Dans la pratique, les évaluations font de surcroît face à des réalités très contraignantes dans la formation effective de prix, le cas échéant, avec en particulier la question de la capacité des acquéreurs à obtenir le(s) financement(s) souhaités et/ou nécessaire(s) s’ils ne disposent pas ou n’utilisent pas de trésorerie disponible. Question essentielle dans le contexte actuel de contraintes accrues (réelles et/ou affichées) des établissements bancaires. En parallèle, les audits lors d’opérations de fusions-acquisitions sont particulièrement lourds, les temps de décisions sur ces sujets significativement longs – lorsque des décisions sont effectivement prises, les niveaux d’investissements pour des tickets significatifs en phases de créations d’entreprises représentent un challenge. Ces contraintes montrant très bien qu’au-delà des évaluations faites des entreprises, on doit ensuite être capable de les refléter à travers les prix des transactions envisagées.

La Rédaction Analyses Experts : Quelle est l’actualité de l’évaluation d’entreprise ?

L’évaluation d’entreprise et d’activité continue à faire l’objet de recherche/de groupes de travail/commissions ayant notamment vocation à améliorer et diffuser les meilleurs pratiques des méthodes les plus pertinentes, en tentant le cas échéant de proposer de nouvelles approches, et de nouveaux angles (incluant par exemple l’estimation de l’impact et des traitements potentiels des différentes normes comptables, dont en particulier les IFRS ; l’évaluation des éléments immatériels des entreprises ; l’impact et le traitement des paramètres ESG – Environnement, Social, Gouvernance et de durabilité ; etc.)

Des organismes professionnels représentant des experts impliqués sur le sujet, a l’image de la Société Française des Analystes financiers (SFAF), échangent régulièrement sur les points clefs à creuser / affiner dans le contexte économique et financier mouvementé actuel.

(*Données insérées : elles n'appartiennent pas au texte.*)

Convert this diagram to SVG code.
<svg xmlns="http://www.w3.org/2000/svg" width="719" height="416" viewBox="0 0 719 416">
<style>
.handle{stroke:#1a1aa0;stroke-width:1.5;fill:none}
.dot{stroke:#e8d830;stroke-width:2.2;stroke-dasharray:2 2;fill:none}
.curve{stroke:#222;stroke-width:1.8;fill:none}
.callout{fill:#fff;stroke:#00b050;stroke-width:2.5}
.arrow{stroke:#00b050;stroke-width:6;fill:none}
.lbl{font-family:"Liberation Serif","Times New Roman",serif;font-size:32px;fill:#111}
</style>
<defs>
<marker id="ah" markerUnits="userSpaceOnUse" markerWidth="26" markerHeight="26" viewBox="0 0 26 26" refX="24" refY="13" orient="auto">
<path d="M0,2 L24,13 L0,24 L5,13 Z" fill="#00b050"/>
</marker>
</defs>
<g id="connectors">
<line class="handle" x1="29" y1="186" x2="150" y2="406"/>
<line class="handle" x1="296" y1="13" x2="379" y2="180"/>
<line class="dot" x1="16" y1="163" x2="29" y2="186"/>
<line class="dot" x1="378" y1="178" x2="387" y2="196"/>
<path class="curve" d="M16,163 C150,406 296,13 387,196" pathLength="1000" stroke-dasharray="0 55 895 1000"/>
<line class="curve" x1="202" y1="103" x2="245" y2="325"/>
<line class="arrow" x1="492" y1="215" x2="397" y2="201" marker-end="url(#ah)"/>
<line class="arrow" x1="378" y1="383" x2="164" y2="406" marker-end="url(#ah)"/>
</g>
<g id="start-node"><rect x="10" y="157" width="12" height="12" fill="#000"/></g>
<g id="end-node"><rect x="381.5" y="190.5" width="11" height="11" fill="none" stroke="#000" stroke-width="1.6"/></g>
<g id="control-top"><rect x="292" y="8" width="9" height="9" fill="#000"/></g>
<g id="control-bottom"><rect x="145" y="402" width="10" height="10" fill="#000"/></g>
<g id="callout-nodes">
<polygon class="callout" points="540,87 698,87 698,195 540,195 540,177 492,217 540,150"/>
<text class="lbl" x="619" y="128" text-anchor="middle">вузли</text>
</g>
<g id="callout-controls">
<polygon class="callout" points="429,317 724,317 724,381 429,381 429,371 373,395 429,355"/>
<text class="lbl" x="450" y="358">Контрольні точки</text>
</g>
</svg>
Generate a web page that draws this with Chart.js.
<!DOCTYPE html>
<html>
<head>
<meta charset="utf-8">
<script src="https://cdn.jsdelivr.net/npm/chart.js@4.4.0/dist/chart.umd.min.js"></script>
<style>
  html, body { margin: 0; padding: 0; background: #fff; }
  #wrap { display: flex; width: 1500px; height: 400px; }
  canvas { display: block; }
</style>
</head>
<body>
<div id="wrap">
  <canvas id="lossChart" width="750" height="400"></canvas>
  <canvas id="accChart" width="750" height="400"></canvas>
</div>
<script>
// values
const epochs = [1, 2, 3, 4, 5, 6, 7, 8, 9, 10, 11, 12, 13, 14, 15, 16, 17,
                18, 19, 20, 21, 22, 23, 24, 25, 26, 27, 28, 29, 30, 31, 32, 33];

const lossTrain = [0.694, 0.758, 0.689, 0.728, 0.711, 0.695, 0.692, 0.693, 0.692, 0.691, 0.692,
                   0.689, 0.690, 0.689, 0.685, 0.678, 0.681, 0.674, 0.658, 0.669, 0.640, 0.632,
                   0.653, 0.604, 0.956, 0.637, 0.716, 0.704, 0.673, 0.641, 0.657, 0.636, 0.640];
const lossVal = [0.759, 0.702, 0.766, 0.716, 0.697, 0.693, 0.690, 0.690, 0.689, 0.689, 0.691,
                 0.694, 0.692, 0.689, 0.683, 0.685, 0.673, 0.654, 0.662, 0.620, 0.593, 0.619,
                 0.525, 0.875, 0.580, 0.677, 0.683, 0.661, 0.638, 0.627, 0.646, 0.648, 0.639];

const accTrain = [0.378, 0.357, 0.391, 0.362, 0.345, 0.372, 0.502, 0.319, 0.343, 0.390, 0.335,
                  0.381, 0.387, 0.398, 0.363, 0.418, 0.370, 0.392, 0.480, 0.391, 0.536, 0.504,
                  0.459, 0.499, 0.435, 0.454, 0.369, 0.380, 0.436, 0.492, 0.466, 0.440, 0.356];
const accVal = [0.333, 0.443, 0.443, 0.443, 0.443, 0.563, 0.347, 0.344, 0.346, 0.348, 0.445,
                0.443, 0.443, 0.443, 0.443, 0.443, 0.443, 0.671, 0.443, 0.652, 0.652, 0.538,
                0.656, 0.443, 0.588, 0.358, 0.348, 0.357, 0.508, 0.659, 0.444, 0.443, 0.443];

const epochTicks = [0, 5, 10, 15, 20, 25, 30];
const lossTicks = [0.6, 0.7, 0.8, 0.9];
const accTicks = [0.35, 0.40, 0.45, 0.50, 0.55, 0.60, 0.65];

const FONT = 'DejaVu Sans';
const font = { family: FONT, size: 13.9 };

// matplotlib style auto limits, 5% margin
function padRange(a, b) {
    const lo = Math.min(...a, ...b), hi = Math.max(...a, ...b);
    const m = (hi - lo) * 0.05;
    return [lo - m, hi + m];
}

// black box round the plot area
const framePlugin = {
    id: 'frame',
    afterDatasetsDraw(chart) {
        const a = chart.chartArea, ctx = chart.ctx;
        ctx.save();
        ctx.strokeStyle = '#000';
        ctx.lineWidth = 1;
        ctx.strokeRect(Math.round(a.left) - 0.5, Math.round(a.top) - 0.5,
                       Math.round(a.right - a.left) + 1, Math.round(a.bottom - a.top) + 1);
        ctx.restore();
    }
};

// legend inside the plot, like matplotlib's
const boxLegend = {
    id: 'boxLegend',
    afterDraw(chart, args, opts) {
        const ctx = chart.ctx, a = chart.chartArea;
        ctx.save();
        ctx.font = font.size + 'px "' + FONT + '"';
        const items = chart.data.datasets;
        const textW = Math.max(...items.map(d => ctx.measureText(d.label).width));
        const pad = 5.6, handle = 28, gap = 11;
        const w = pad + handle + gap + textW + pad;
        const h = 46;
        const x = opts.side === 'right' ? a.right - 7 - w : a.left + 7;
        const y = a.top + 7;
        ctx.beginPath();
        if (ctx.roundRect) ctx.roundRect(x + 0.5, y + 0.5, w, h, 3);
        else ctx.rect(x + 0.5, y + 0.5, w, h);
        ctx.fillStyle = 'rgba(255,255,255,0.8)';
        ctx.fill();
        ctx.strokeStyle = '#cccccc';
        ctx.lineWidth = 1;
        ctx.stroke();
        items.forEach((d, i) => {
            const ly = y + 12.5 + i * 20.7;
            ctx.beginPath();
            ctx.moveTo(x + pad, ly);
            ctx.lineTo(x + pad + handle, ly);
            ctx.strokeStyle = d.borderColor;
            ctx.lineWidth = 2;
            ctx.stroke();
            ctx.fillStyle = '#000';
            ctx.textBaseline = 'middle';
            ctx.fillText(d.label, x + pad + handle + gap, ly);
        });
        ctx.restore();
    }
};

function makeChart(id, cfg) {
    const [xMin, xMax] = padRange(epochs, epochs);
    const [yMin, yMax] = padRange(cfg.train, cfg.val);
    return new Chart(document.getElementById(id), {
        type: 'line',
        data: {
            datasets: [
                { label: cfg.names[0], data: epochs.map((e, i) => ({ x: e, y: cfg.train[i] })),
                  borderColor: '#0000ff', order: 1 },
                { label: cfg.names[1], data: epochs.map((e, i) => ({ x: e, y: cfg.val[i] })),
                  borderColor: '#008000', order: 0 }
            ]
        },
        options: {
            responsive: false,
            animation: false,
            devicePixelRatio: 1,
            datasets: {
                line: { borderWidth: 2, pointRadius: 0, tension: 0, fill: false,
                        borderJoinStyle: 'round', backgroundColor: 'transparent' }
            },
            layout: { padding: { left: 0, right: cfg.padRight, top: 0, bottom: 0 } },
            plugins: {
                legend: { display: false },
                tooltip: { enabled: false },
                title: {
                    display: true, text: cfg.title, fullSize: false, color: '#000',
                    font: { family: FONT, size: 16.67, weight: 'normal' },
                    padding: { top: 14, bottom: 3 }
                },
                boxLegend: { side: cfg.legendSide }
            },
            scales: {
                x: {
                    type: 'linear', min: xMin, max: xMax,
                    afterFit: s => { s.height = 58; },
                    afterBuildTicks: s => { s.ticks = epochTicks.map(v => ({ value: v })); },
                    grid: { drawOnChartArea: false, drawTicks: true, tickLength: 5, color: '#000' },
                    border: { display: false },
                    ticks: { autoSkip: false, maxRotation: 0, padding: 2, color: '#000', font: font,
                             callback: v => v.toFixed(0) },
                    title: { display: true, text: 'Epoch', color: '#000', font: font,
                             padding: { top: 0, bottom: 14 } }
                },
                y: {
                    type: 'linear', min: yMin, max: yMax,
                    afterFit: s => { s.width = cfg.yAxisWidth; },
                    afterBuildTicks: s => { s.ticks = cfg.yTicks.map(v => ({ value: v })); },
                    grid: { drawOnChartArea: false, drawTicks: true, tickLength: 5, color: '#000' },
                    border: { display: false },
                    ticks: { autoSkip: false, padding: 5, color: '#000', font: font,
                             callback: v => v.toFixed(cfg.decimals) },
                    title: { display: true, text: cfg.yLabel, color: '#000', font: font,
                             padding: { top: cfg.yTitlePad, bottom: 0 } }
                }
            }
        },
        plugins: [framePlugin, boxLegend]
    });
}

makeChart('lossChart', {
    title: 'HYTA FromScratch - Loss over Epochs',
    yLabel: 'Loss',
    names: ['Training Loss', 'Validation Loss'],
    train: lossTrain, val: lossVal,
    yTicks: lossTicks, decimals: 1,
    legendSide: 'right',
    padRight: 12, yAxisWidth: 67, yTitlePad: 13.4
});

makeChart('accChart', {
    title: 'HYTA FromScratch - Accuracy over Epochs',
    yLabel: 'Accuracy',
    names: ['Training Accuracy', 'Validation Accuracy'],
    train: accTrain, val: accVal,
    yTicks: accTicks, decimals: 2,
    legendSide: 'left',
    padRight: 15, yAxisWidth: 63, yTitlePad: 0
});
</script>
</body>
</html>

En parallèle, d’autres organismes, a l’image de la Compagnie Nationale des Commissaires aux Comptes se consacrent également à développer et diffuser les meilleures pratiques des approches et applications des méthodes d’évaluation des entreprises.

Cette implication enrichissante en particulier pour les praticiens est également illustrée par la participation le cas échéant de praticiens à la fois Commissaires aux Comptes et Analystes financiers à ces groupes de travail.